| Exercise description |
Quote only the part that opens with the line containing "Recreate this image" and closes with the line containing "filled squares on". Keep both of those lines.

>> START Task data

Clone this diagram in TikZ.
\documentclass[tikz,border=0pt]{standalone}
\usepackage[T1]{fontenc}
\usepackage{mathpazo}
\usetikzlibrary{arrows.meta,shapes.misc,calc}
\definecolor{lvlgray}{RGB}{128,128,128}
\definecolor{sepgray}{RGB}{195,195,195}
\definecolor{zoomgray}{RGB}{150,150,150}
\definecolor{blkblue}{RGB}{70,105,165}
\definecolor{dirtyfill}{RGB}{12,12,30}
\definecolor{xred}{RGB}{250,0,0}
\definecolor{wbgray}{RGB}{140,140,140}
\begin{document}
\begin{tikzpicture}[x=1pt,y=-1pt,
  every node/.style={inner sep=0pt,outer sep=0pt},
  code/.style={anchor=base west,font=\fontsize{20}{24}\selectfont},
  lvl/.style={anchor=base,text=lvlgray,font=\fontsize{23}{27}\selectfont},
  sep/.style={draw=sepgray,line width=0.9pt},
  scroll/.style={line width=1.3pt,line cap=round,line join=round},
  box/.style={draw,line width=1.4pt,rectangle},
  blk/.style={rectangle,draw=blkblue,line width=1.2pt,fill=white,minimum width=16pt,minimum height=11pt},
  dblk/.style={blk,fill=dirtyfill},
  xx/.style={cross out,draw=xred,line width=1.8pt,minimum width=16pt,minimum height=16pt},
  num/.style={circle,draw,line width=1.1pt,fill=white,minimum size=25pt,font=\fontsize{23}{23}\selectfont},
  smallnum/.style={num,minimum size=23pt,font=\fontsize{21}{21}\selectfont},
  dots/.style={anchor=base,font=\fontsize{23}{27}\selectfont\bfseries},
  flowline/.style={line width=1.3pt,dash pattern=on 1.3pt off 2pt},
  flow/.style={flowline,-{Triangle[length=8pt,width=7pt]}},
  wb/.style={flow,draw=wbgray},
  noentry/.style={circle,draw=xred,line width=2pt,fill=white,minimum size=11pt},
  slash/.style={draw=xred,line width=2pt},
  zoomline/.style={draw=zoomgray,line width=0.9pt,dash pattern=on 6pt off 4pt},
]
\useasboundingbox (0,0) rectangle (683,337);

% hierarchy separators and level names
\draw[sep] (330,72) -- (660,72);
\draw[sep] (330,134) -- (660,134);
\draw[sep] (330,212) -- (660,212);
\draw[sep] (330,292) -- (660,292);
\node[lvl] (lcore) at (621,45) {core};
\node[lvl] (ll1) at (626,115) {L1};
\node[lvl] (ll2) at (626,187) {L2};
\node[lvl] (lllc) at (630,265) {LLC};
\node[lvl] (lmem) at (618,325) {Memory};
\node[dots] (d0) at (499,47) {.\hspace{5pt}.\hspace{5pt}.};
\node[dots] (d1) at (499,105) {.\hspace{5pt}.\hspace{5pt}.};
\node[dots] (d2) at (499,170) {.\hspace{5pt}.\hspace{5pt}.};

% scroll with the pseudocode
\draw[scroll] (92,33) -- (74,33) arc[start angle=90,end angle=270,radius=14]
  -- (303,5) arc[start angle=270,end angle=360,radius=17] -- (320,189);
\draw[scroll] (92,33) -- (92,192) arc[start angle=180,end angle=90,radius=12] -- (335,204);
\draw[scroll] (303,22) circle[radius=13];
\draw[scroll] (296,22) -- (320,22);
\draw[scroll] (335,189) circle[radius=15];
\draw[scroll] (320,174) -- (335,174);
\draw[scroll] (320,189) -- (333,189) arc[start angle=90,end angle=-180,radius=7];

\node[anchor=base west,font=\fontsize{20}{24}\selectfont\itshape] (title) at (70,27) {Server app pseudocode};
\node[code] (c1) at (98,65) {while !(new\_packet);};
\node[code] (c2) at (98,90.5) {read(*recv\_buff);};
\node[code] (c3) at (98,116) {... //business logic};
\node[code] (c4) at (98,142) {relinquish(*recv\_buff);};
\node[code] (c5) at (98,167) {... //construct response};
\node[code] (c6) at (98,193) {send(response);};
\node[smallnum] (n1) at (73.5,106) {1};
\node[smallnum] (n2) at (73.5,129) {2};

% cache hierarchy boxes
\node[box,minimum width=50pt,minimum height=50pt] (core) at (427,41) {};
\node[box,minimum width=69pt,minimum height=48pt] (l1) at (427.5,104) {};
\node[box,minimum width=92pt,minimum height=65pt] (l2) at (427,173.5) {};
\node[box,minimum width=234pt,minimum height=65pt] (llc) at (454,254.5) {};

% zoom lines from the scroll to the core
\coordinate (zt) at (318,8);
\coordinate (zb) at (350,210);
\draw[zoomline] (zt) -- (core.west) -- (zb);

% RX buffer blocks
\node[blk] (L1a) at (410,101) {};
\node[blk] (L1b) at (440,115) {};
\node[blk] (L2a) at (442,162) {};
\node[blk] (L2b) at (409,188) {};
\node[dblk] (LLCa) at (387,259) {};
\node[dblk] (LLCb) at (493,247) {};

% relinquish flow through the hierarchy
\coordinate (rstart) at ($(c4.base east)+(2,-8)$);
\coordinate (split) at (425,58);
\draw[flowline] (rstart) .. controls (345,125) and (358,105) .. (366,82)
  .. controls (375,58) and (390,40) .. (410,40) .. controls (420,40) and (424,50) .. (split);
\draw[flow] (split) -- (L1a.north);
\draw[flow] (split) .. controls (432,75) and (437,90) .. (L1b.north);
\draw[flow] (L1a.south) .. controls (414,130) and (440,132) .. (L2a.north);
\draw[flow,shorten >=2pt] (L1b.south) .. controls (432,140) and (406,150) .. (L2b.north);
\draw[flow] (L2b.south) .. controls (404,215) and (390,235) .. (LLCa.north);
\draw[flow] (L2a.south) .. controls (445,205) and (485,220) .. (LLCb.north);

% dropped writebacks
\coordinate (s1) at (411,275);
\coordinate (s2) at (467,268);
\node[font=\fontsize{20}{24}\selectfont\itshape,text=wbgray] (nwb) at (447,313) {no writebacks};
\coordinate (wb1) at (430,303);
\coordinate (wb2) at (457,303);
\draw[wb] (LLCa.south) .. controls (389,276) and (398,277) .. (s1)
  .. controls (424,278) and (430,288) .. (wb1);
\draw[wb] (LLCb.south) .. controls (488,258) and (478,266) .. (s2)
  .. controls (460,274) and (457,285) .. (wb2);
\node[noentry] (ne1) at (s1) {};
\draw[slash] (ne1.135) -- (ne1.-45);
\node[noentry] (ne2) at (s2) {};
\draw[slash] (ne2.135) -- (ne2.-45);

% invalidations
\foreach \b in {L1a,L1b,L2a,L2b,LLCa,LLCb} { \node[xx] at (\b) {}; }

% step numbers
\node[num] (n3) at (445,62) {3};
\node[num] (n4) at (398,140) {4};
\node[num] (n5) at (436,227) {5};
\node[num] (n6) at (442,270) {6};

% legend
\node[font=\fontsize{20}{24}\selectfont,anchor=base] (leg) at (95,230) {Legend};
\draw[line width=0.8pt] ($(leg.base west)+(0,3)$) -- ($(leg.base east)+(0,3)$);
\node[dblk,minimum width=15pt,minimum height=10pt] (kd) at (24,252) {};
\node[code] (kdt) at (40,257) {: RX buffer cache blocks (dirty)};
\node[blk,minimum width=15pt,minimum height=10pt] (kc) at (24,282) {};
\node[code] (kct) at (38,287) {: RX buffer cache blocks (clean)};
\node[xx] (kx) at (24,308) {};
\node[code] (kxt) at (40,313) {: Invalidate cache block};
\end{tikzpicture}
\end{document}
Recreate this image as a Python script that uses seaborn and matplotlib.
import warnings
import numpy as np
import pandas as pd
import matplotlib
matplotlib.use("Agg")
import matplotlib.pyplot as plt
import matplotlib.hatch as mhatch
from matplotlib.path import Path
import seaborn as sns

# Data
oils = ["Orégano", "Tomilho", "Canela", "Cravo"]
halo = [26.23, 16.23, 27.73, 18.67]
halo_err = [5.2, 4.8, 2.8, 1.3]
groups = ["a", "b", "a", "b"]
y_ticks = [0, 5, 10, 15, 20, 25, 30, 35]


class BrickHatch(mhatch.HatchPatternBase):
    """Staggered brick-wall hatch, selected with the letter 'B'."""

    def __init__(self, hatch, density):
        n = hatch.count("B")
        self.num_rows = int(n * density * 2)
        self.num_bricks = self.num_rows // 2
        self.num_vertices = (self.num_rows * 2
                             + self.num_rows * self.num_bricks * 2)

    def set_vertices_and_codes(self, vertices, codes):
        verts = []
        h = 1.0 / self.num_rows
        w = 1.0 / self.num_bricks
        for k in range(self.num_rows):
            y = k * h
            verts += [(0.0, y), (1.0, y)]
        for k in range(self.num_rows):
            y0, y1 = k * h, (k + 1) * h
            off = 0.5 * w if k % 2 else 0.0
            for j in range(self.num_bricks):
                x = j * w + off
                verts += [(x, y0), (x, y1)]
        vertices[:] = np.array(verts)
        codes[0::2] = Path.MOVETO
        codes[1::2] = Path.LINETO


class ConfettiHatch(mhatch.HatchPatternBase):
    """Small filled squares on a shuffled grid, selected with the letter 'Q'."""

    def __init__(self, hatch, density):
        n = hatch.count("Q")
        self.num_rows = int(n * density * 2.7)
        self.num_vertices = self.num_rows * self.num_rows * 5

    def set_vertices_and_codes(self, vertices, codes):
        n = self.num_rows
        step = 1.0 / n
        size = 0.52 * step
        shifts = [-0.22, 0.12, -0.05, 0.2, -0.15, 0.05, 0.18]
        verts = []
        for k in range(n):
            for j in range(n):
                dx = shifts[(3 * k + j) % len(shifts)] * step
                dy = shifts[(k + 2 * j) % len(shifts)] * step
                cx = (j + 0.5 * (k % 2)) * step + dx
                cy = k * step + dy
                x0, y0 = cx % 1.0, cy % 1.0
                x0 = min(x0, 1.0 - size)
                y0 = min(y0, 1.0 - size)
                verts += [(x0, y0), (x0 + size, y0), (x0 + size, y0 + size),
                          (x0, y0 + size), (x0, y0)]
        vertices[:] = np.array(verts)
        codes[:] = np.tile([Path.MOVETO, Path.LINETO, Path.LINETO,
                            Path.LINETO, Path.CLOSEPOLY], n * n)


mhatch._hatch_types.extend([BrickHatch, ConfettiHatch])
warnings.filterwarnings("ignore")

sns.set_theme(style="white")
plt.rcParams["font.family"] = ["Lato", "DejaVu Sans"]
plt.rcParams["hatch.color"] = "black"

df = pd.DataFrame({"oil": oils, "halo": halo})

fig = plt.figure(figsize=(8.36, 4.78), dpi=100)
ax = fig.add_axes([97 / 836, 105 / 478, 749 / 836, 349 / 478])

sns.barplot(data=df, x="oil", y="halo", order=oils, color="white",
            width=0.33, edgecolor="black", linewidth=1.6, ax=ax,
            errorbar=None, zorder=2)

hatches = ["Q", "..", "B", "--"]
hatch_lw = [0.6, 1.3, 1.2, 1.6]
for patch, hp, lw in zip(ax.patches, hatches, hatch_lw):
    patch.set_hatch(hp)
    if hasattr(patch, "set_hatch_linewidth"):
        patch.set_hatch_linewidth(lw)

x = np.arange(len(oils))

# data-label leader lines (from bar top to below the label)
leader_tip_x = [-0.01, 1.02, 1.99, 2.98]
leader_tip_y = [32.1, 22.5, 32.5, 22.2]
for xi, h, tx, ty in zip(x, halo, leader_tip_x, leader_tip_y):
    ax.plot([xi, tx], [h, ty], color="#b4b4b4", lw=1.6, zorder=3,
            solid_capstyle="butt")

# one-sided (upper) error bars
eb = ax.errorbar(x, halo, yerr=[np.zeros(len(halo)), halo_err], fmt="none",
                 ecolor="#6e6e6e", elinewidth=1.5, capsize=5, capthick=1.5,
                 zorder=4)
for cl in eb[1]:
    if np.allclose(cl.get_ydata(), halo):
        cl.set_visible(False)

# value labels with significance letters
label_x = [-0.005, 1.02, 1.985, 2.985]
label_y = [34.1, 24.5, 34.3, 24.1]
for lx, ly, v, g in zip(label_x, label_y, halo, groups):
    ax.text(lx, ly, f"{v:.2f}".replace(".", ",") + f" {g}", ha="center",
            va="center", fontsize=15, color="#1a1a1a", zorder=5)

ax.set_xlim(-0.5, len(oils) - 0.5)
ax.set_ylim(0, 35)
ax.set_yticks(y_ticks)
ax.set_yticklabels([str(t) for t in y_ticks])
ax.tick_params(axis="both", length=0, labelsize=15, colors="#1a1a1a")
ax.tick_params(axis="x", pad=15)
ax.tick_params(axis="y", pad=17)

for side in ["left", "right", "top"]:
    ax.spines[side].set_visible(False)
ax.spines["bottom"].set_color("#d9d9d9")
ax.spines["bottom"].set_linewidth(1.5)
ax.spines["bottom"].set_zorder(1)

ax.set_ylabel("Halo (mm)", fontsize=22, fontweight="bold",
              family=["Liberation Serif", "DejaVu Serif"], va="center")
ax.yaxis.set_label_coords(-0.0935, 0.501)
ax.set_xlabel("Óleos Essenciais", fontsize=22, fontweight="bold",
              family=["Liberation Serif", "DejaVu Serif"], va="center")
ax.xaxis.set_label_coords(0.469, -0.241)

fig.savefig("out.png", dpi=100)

>> END Task data

| The result |
Recreate this image as a Python script that uses seaborn and matplotlib.
import warnings
import numpy as np
import pandas as pd
import matplotlib
matplotlib.use("Agg")
import matplotlib.pyplot as plt
import matplotlib.hatch as mhatch
from matplotlib.path import Path
import seaborn as sns

# Data
oils = ["Orégano", "Tomilho", "Canela", "Cravo"]
halo = [26.23, 16.23, 27.73, 18.67]
halo_err = [5.2, 4.8, 2.8, 1.3]
groups = ["a", "b", "a", "b"]
y_ticks = [0, 5, 10, 15, 20, 25, 30, 35]


class BrickHatch(mhatch.HatchPatternBase):
    """Staggered brick-wall hatch, selected with the letter 'B'."""

    def __init__(self, hatch, density):
        n = hatch.count("B")
        self.num_rows = int(n * density * 2)
        self.num_bricks = self.num_rows // 2
        self.num_vertices = (self.num_rows * 2
                             + self.num_rows * self.num_bricks * 2)

    def set_vertices_and_codes(self, vertices, codes):
        verts = []
        h = 1.0 / self.num_rows
        w = 1.0 / self.num_bricks
        for k in range(self.num_rows):
            y = k * h
            verts += [(0.0, y), (1.0, y)]
        for k in range(self.num_rows):
            y0, y1 = k * h, (k + 1) * h
            off = 0.5 * w if k % 2 else 0.0
            for j in range(self.num_bricks):
                x = j * w + off
                verts += [(x, y0), (x, y1)]
        vertices[:] = np.array(verts)
        codes[0::2] = Path.MOVETO
        codes[1::2] = Path.LINETO


class ConfettiHatch(mhatch.HatchPatternBase):
    """Small filled squares on a shuffled grid, selected with the letter 'Q'."""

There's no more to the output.